Joanna Ruocco’s Dan is a book I read with students. Dan is a place and a state of mind, through which moves a perplexed, brilliant young woman, the book’s protagonist Melba Zuzzo. Melba travels via bicycle, accosted by men and townspeople, en route to and at her place of work, the town’s bakery. Her morning customers include Officer Greg, who suspects Melba of a crime, and Don Pond, a man who brings her back to his apartment on behalf of a conspiracy involving all of the town’s men. The apparent head of this conspiracy is the book’s villain, Dr. Buck. Melba suffered Buck’s hands. He touched her inappropriately and claimed to be her father when she visited his office about chronic congestion of her sinuses as a child. She remembers the event over the course of her day. Buck haunts her, in a sense. He gaslights Melba, using his status as expert and authority to call into question her ability to know. She lays quietly on a sheet of paper in his office by book’s end. Some of my students unfortunately begin the book siding unknowingly with Buck. The course is designed, though, to demonstrate harms done to women by male doctors. Patriarchal patterns of abuse appear, for instance, once Dan is read in light of Charlotte Perkins Gilman’s “The Yellow Wall-Paper” and Freud’s The Interpretation of Dreams.

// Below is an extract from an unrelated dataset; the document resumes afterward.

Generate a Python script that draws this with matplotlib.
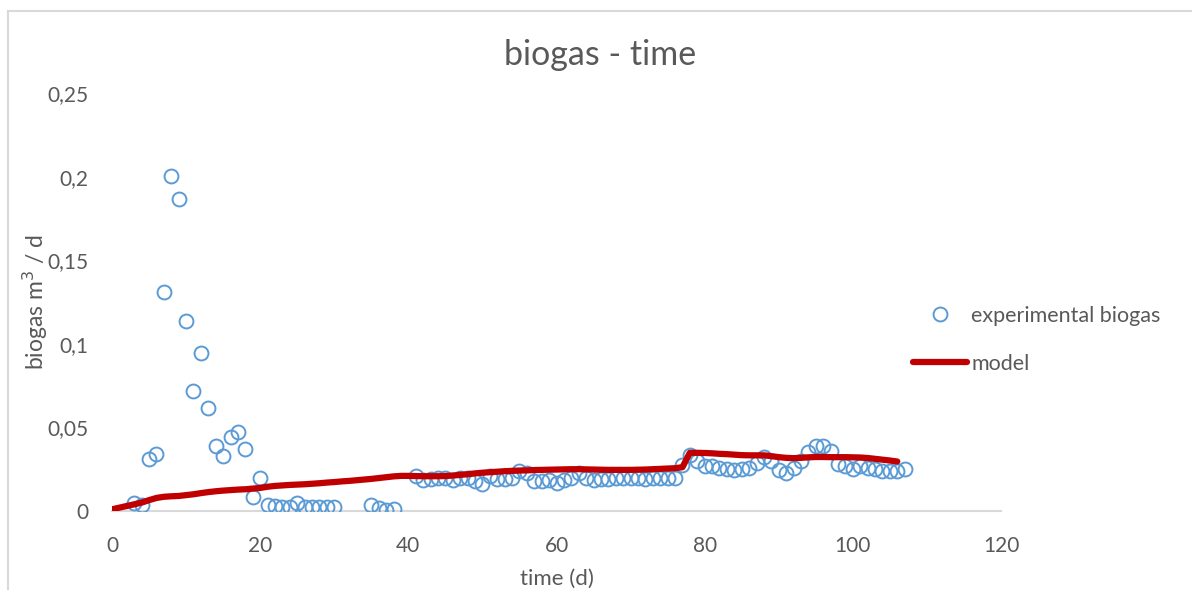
import matplotlib
matplotlib.use("Agg")
import matplotlib.pyplot as plt
from matplotlib.lines import Line2D
from matplotlib.ticker import FuncFormatter, MultipleLocator

# Measured daily biogas production (m3/d)
exp_days = [3, 4, 5, 6, 7, 8, 9, 10, 11, 12, 13, 14, 15, 16, 17, 18, 19, 20,
            21, 22, 23, 24, 25, 26, 27, 28, 29, 30,
            35, 36, 37, 38,
            41, 42, 43, 44, 45, 46, 47, 48, 49, 50, 51, 52, 53, 54, 55, 56, 57,
            58, 59, 60, 61, 62, 63, 64, 65, 66, 67, 68, 69, 70, 71, 72, 73, 74,
            75, 76, 77, 78, 79, 80, 81, 82, 83, 84, 85, 86, 87, 88, 89, 90, 91,
            92, 93, 94, 95, 96, 97, 98, 99, 100, 101, 102, 103, 104, 105, 106, 107]
exp_biogas = [0.0046, 0.0036, 0.031, 0.034, 0.131, 0.2004, 0.1866, 0.1136, 0.0718, 0.0945,
              0.0616, 0.039, 0.033, 0.0443, 0.0473, 0.037, 0.0085, 0.0197,
              0.0036, 0.003, 0.0025, 0.0022, 0.0048, 0.0022, 0.0025, 0.0025, 0.0025, 0.0025,
              0.0036, 0.0018, 0.0008, 0.0012,
              0.021, 0.0185, 0.019, 0.0197, 0.0197, 0.0185, 0.0197, 0.0197, 0.018, 0.0162,
              0.021, 0.019, 0.019, 0.020, 0.024, 0.0227, 0.018, 0.018, 0.0185, 0.017,
              0.0185, 0.020, 0.023, 0.020, 0.0185, 0.019, 0.019, 0.0197, 0.0197, 0.0197,
              0.0197, 0.019, 0.0197, 0.0197, 0.0197, 0.0197, 0.0275, 0.0335, 0.030, 0.027,
              0.027, 0.026, 0.025, 0.0245, 0.025, 0.026, 0.029, 0.032, 0.030, 0.0245,
              0.023, 0.026, 0.030, 0.035, 0.039, 0.039, 0.036, 0.028, 0.027, 0.025,
              0.027, 0.026, 0.025, 0.024, 0.024, 0.024, 0.025]

# Simulated biogas production from the model (m3/d), one value per day 0..106
model_days = list(range(0, 107))
model_biogas = [0.001, 0.002, 0.003, 0.004, 0.005, 0.0065, 0.0078, 0.0085, 0.0088, 0.009,
                0.0095, 0.010, 0.0107, 0.0113, 0.0118, 0.0122, 0.0125, 0.0128, 0.013, 0.0134,
                0.0138, 0.0145, 0.015, 0.0153, 0.0156, 0.0158, 0.016, 0.0163, 0.0166, 0.017,
                0.0173, 0.0177, 0.018, 0.0184, 0.0188, 0.0192, 0.0197, 0.0202, 0.0207, 0.021,
                0.021, 0.0209, 0.0208, 0.0208, 0.0208, 0.0209, 0.0212, 0.0216, 0.022, 0.0225,
                0.0229, 0.0232, 0.0235, 0.0238, 0.024, 0.0242, 0.0243, 0.0245, 0.0246, 0.0247,
                0.0248, 0.0249, 0.025, 0.025, 0.0249, 0.0248, 0.0247, 0.0246, 0.0246, 0.0246,
                0.0246, 0.0247, 0.0248, 0.025, 0.0252, 0.0254, 0.0256, 0.0262, 0.0348, 0.0348,
                0.0347, 0.0345, 0.0342, 0.034, 0.0337, 0.0334, 0.0333, 0.0333, 0.0333, 0.0328,
                0.0322, 0.0318, 0.0316, 0.0318, 0.0321, 0.0323, 0.0323, 0.0322, 0.0322, 0.0322,
                0.0321, 0.032, 0.0317, 0.0312, 0.0307, 0.0302, 0.0296]

TEXT = "#595959"
BLUE = "#5B9BD5"
RED = "#C00000"

plt.rcParams["font.family"] = ["Lato", "DejaVu Sans"]

fig = plt.figure(figsize=(11.92, 5.90), dpi=100)
W, H = 1192, 590
ax = fig.add_axes([112 / W, 1 - 511 / H, (1001 - 112) / W, (511 - 93) / H])

ax.plot(exp_days, exp_biogas, linestyle="none", marker="o", markersize=10,
        markerfacecolor="none", markeredgecolor=BLUE, markeredgewidth=1.4,
        label="experimental biogas", zorder=3)
ax.plot(model_days, model_biogas, color=RED, linewidth=4.5,
        solid_capstyle="round", label="model", zorder=4)

ax.set_xlim(0, 120)
ax.set_ylim(0, 0.25)
ax.xaxis.set_major_locator(MultipleLocator(20))
ax.yaxis.set_major_locator(MultipleLocator(0.05))


def comma_fmt(v, pos):
    s = f"{v:.2f}".rstrip("0").rstrip(".")
    return s.replace(".", ",")


ax.yaxis.set_major_formatter(FuncFormatter(comma_fmt))
ax.xaxis.set_major_formatter(FuncFormatter(lambda v, p: f"{int(round(v))}"))

for side in ("top", "right", "left"):
    ax.spines[side].set_visible(False)
ax.spines["bottom"].set_color("#D9D9D9")
ax.spines["bottom"].set_linewidth(1.5)
ax.spines["bottom"].set_zorder(1)

ax.tick_params(axis="both", length=0, labelsize=15, colors=TEXT)
ax.tick_params(axis="y", pad=17)
ax.tick_params(axis="x", pad=18)

# chart title centred on the whole figure
fig.text(600 / W, 1 - 55 / H, "biogas - time", fontsize=24.5, color=TEXT,
         ha="center", va="center")
ax.set_xlabel("time (d)", fontsize=16, color=TEXT, labelpad=9)
ax.set_ylabel("biogas m$^3$ / d", fontsize=16.5, color=TEXT, labelpad=-2)

leg = fig.legend(handles=ax.get_lines(), loc="center left",
                 bbox_to_anchor=(913 / W, 1 - 340 / H), bbox_transform=fig.transFigure,
                 frameon=False, fontsize=15.5, labelcolor=TEXT, handlelength=2.5,
                 handletextpad=0.2, labelspacing=1.3, borderpad=0.0, borderaxespad=0.0)

# light chart-area border
fig.add_artist(Line2D([8 / W, 1.0], [1 - 11 / H, 1 - 11 / H], transform=fig.transFigure,
                      color="#D9D9D9", linewidth=1.5))
fig.add_artist(Line2D([8 / W, 8 / W], [0.0, 1 - 11 / H], transform=fig.transFigure,
                      color="#D9D9D9", linewidth=1.5))

fig.savefig("out.png", dpi=100)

Tuesday September 10, 2019

I re-read a friend’s novel, preparing to discuss it again with students. It’s weird and wonderful, terrifying and funny, the fictional consensus realities of Norman Rockwell paintings and Nancy Drew novels turned askew. The small town after which the book is named operates as a microcosm, patriarchy ensnaring the novel’s female protagonist, interrupting her attempts to see beyond her surroundings. Mansplaining townsfolk infantilize her, stripping her of self-confidence to the point where she doubts her own existence. All of this occurs in a limbo-like bizarro-world, some liminal Nowheresville halfway between Twin Peaks and Bikini Bottom. The book is a dystopian fabulation in some sense, its grammar taken from capitalist realism; but it leavens this weight with its slapstick and the joy it takes in language as a site of play — its reminder, in all of these ways, that Utopia is right there for the taking. Despite our society’s sometimes horrifying resemblance to the world of the novel, the book’s delight in the craft of writing shows that it needn’t be that way. The book ventriloquizes and caricatures ruling rhetorics. Institutions are made to speak: landlords wax eloquent about landlordism, mothers extol the virtues of shopping. All of these rhetorics in their recitation are shown to be evasions and denials, self-propagating fictions, avoidances of past and ongoing abuse. Against these rhetorics, the book celebrates and revels in the imaginative flights and associative leaps of its protagonist, whose mind races, a part of it still attentive, still wanting to know, still curious and free despite circumstance.

Monday August 12, 2019

Maslow’s ideas influenced the utopian consciousness revolutions of the 1960s and 1970s in a variety of ways beyond the ones I’ve already mentioned. Betty Friedan wrote at length about Maslow in a chapter of her book The Feminine Mystique, embracing his humanistic approach as an alternative to the pessimism of the Freudian paradigm. Yet Maslow’s views regarding women certainly weren’t what we would now recognize as progressive. A woman could only self-actualize and “realize her own potential,” he claimed, “through her husband and children.” His views were shaped by largely unexamined heteronormative, gender-binary assumptions. He remained in all things a centrist, an opponent of the New Left despite an attraction to democratic socialism in his youth. By the time of his greatest influence in the 1960s, he was essentially a New Deal Democrat, fearful of communists, and committed to US victory in the Cold War — a war that was fought in part on college campuses, including those where Maslow worked. Integration, globalization — these were posited and advanced by Maslow and others as solutions to nuclear war. The humanities and the sciences need to synergize, the centrists argued, if we’re to avoid destruction. Let us love each other and teach each other to dance. Yet here we are today, globalized and integrated by digital capitalism, rich waging war on the poor, planet on the verge of catastrophe, fascism waiting in the wings. Might there be other ways for us to put our heads together, both on campus and off, consciousness used to heal rather than curse?